With few exceptions, the religious ideologies and backgrounds of U.S. presidents is a topic sorely lacking in analysis. H. Larry Ingle seeks to remedy this situation regarding Nixon—one of the most controversial and intriguing of the presidents. Ingle delves more deeply into Nixon’s Quaker background than any previous scholar to observe the role Nixon’s religion played in his political career.
Nixon’s unique and personally tailored brand of evangelical Quakerism stayed hidden when he wanted it to, but was on display whenever he felt it might help him advance his career in some way. Ingle’s unparalleled knowledge of Quakerism enables him to deftly point out how Nixon bent the traditional rules of the religion to suit his needs or, in some cases, simply ignored them entirely. This theme of the constant contradiction between Nixon’s actions and his apparent religious beliefs makes Nixon’s First Cover-up truly a groundbreaking study both in the field of Nixon research as well as the field of the influence of religion on the U.S. presidency. Forty years after Nixon’s resignation from office, Ingle’s work proves there remains much about the thirty-seventh president that the American public does not yet know.
A fascinating study by a respected Quaker historian, who makes abundantly clear that he does not like Nixon (a feeling that I happen to share). I was searching for something sympathetic in Ingle's portrait of Nixon but found nothing. And maybe Nixon was totally despicable, though I would like to "answer that of God in" him, to use Quaker lingo. Nevertheless, I recommend this book highly for all of us baby-boomers.

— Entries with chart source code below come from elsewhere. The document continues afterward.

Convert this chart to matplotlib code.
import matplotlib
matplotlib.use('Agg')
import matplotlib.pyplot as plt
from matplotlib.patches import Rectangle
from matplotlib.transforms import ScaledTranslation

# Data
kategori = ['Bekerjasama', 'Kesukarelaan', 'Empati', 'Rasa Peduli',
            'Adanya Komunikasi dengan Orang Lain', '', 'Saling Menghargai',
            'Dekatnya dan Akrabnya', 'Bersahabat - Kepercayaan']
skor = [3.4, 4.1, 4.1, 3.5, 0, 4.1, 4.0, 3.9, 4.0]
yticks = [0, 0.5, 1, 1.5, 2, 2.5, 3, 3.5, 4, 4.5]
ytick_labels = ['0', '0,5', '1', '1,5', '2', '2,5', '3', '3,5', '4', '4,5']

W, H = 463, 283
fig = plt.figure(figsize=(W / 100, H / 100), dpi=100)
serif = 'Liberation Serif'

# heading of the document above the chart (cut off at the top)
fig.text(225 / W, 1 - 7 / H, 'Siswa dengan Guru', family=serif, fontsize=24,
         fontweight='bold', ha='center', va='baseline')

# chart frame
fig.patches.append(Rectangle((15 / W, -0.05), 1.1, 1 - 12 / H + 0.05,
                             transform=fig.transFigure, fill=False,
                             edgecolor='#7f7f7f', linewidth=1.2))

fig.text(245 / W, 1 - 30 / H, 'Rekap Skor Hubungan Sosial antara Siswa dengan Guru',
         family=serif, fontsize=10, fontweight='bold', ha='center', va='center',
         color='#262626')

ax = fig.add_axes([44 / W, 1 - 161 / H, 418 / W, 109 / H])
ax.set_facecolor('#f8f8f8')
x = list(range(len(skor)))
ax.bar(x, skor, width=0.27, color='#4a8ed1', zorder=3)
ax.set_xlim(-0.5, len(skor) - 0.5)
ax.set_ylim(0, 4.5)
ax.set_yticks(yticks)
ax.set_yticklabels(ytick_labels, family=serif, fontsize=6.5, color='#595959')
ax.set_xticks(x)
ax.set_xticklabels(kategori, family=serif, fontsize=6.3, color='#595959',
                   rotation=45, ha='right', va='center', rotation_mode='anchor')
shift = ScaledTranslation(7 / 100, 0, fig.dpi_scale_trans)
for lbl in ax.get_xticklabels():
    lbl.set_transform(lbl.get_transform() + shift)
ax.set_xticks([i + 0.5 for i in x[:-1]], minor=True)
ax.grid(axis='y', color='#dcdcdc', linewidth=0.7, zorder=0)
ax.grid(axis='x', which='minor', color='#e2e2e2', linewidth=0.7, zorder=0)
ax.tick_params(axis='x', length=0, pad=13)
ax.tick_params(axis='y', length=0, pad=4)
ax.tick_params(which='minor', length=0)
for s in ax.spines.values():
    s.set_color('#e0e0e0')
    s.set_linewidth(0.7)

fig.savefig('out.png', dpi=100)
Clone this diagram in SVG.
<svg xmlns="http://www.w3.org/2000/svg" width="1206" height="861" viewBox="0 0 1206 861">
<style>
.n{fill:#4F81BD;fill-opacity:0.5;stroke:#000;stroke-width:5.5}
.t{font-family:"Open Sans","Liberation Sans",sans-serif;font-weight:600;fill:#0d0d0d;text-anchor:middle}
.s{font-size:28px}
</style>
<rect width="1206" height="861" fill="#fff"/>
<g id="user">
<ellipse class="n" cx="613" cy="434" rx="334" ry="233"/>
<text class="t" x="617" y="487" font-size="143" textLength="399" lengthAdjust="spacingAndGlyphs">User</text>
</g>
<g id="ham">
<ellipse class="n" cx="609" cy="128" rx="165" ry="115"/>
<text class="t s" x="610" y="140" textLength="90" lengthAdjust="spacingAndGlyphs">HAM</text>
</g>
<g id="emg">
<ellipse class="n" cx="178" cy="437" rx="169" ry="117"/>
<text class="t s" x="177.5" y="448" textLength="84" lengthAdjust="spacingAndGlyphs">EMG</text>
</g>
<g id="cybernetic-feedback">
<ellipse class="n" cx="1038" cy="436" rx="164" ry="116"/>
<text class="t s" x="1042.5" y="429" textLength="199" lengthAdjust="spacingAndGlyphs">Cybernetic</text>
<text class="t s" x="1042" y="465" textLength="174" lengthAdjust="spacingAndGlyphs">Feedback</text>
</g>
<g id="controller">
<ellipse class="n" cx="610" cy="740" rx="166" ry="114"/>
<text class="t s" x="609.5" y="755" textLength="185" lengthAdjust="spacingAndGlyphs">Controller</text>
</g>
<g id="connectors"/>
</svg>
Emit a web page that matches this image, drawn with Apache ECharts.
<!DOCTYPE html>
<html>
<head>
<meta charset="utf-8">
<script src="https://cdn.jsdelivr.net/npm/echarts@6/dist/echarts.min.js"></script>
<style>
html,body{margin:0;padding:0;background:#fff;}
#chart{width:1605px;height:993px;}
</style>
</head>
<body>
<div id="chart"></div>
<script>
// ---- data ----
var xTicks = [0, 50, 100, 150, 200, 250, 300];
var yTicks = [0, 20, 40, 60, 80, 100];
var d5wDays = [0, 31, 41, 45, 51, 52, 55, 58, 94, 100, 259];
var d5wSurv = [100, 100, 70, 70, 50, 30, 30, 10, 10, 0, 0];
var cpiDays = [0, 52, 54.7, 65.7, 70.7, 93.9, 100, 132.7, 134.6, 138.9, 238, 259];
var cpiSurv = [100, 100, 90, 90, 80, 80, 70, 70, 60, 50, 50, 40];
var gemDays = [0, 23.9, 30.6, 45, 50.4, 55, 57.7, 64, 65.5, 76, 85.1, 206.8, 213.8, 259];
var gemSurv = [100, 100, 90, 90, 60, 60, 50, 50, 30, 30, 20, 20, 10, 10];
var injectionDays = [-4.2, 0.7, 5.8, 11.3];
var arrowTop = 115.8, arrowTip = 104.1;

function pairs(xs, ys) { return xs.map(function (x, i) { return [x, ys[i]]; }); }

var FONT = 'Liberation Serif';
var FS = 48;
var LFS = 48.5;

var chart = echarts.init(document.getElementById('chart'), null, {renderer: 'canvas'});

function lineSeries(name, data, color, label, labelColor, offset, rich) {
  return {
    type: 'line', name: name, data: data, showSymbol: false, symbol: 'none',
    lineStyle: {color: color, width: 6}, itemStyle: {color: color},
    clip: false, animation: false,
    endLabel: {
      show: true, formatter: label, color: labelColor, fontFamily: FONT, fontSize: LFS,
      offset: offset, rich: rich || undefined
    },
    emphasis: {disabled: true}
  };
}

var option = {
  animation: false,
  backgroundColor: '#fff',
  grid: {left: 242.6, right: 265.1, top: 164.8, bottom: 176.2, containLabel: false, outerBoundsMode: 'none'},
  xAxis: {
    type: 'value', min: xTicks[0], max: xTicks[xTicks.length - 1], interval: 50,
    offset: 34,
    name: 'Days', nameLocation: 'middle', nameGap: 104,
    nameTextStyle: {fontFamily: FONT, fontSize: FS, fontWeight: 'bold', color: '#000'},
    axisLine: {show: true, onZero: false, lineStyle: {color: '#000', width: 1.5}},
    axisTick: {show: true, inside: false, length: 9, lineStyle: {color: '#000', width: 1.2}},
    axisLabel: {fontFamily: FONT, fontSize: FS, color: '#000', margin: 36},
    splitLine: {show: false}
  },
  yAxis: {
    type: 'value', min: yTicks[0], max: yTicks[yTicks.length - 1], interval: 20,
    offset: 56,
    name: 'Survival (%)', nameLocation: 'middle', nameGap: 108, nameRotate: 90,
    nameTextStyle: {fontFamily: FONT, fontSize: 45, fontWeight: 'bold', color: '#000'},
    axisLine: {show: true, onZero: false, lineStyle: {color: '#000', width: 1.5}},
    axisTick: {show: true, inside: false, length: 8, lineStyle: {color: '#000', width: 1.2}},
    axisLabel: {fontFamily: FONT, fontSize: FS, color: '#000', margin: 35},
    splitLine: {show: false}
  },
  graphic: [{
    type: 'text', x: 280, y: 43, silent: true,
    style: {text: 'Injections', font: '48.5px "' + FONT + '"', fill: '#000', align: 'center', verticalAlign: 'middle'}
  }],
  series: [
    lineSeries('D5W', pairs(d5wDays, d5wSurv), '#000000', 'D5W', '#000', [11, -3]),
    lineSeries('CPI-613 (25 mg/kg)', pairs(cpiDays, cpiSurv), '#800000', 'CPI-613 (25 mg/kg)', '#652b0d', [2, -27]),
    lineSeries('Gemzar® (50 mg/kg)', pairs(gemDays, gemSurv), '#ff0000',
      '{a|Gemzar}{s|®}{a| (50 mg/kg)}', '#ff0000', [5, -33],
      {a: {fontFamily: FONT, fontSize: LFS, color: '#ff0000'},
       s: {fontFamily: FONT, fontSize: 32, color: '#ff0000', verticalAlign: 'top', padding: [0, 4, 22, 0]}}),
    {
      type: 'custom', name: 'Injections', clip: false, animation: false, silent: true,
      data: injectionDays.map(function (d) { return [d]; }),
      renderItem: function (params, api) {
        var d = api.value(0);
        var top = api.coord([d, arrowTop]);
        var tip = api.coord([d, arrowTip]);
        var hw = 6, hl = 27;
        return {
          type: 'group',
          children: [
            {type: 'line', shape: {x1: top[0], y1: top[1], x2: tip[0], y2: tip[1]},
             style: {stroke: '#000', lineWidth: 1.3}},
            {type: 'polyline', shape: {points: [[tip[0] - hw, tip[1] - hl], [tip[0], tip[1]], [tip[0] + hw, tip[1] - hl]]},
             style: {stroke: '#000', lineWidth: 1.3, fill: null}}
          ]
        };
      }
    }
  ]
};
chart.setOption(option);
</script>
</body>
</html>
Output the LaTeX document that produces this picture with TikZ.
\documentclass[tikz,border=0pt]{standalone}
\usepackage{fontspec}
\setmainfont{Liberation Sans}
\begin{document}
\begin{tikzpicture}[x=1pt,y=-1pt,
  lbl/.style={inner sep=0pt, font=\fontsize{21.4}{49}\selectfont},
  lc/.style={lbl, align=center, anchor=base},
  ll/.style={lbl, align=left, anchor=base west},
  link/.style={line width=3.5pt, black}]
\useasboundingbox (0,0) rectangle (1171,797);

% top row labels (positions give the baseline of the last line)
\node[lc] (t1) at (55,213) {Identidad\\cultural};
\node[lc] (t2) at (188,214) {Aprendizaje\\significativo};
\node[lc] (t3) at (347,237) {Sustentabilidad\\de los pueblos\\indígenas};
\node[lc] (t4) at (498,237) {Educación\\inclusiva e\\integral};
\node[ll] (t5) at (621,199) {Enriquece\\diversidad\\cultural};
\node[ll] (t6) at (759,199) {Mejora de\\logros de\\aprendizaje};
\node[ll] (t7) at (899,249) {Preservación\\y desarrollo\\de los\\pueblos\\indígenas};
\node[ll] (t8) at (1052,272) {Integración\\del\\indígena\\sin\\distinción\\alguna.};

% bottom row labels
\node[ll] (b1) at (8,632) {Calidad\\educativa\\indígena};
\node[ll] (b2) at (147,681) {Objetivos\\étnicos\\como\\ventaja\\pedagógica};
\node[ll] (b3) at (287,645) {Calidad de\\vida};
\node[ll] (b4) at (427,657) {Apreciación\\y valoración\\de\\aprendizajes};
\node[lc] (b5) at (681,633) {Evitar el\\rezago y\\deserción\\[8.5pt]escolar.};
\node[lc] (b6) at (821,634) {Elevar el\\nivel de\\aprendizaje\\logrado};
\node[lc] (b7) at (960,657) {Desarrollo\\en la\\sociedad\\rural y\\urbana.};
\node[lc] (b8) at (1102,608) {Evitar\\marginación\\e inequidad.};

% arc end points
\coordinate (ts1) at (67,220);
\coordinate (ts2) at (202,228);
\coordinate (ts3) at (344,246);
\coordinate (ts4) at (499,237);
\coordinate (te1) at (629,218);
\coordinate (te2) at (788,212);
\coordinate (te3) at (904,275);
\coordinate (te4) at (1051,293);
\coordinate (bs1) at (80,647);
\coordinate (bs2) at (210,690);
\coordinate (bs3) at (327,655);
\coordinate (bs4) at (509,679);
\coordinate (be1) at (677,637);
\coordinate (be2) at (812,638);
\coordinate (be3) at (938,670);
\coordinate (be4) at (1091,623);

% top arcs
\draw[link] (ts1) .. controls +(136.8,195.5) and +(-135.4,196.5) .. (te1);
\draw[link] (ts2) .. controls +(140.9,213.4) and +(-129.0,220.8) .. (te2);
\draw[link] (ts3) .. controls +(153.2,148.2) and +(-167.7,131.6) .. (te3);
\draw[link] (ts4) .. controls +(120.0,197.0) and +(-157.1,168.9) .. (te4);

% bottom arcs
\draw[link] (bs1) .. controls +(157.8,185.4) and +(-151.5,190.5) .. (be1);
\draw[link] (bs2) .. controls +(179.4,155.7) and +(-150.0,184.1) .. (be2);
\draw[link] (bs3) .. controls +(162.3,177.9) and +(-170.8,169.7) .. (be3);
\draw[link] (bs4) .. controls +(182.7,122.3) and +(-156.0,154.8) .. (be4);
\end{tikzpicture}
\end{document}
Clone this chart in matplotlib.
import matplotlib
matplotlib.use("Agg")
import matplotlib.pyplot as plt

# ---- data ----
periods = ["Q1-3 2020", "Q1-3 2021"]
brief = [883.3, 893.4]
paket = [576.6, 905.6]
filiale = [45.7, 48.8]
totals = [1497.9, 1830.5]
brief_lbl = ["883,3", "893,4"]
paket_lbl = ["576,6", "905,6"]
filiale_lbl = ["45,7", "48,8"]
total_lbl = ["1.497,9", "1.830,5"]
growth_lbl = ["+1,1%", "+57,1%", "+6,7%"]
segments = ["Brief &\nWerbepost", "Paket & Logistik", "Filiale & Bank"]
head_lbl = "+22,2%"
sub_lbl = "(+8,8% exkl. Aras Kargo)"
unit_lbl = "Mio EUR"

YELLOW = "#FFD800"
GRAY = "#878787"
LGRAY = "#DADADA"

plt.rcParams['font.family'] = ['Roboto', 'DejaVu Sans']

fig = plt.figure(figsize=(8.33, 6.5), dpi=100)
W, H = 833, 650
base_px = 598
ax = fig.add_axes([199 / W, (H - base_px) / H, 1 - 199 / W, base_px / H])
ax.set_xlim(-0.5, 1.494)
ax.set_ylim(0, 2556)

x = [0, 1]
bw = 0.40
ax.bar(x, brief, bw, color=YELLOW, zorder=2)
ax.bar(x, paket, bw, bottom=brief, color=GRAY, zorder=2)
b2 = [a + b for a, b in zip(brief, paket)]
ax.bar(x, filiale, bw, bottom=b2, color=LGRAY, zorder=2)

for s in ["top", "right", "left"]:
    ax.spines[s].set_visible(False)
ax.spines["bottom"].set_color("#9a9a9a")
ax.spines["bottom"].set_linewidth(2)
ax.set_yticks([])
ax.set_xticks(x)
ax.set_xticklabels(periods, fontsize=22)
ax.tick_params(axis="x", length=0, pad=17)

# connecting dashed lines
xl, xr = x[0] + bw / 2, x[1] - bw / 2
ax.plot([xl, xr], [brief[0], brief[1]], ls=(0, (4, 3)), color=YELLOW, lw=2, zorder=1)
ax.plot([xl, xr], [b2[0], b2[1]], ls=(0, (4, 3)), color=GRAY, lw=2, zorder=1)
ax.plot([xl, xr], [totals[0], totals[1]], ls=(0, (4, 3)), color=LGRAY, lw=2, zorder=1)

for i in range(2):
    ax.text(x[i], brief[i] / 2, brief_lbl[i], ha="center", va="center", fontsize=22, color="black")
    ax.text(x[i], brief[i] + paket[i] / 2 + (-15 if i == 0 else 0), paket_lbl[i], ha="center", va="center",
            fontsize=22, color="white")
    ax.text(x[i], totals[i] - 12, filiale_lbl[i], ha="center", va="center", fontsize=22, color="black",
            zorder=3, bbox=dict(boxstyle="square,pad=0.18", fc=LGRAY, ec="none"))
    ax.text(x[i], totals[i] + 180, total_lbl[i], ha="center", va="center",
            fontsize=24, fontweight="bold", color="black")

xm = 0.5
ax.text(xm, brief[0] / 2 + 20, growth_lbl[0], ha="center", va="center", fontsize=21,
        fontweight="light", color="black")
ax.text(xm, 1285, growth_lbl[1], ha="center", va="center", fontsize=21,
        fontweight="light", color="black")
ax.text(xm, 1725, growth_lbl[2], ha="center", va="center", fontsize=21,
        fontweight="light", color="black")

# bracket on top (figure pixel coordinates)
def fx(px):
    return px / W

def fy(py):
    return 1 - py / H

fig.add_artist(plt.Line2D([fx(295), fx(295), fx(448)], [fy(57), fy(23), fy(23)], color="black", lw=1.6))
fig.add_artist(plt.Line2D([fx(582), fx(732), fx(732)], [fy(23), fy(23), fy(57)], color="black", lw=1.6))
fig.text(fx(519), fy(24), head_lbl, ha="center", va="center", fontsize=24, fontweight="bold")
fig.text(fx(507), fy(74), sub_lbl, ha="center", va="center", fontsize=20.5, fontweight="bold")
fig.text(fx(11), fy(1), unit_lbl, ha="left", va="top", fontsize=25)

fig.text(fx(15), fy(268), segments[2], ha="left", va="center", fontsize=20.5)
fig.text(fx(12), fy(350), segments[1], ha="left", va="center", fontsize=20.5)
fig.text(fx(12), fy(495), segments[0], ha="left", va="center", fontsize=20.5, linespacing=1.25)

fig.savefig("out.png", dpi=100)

Some interesting tidbits in this book about Nixon and his Quaker upbringing. For an academic historian, Ingle had some surprising instances of lapsed precision, particulalry in his footnotes. Also interesting was the author’s insistence and seeming contradictions throughtout that Nixon had not been impacted by his Quaker heritage but still insisted on analyzing the rest of his life according to the assumption that he maintained his Quaker faith.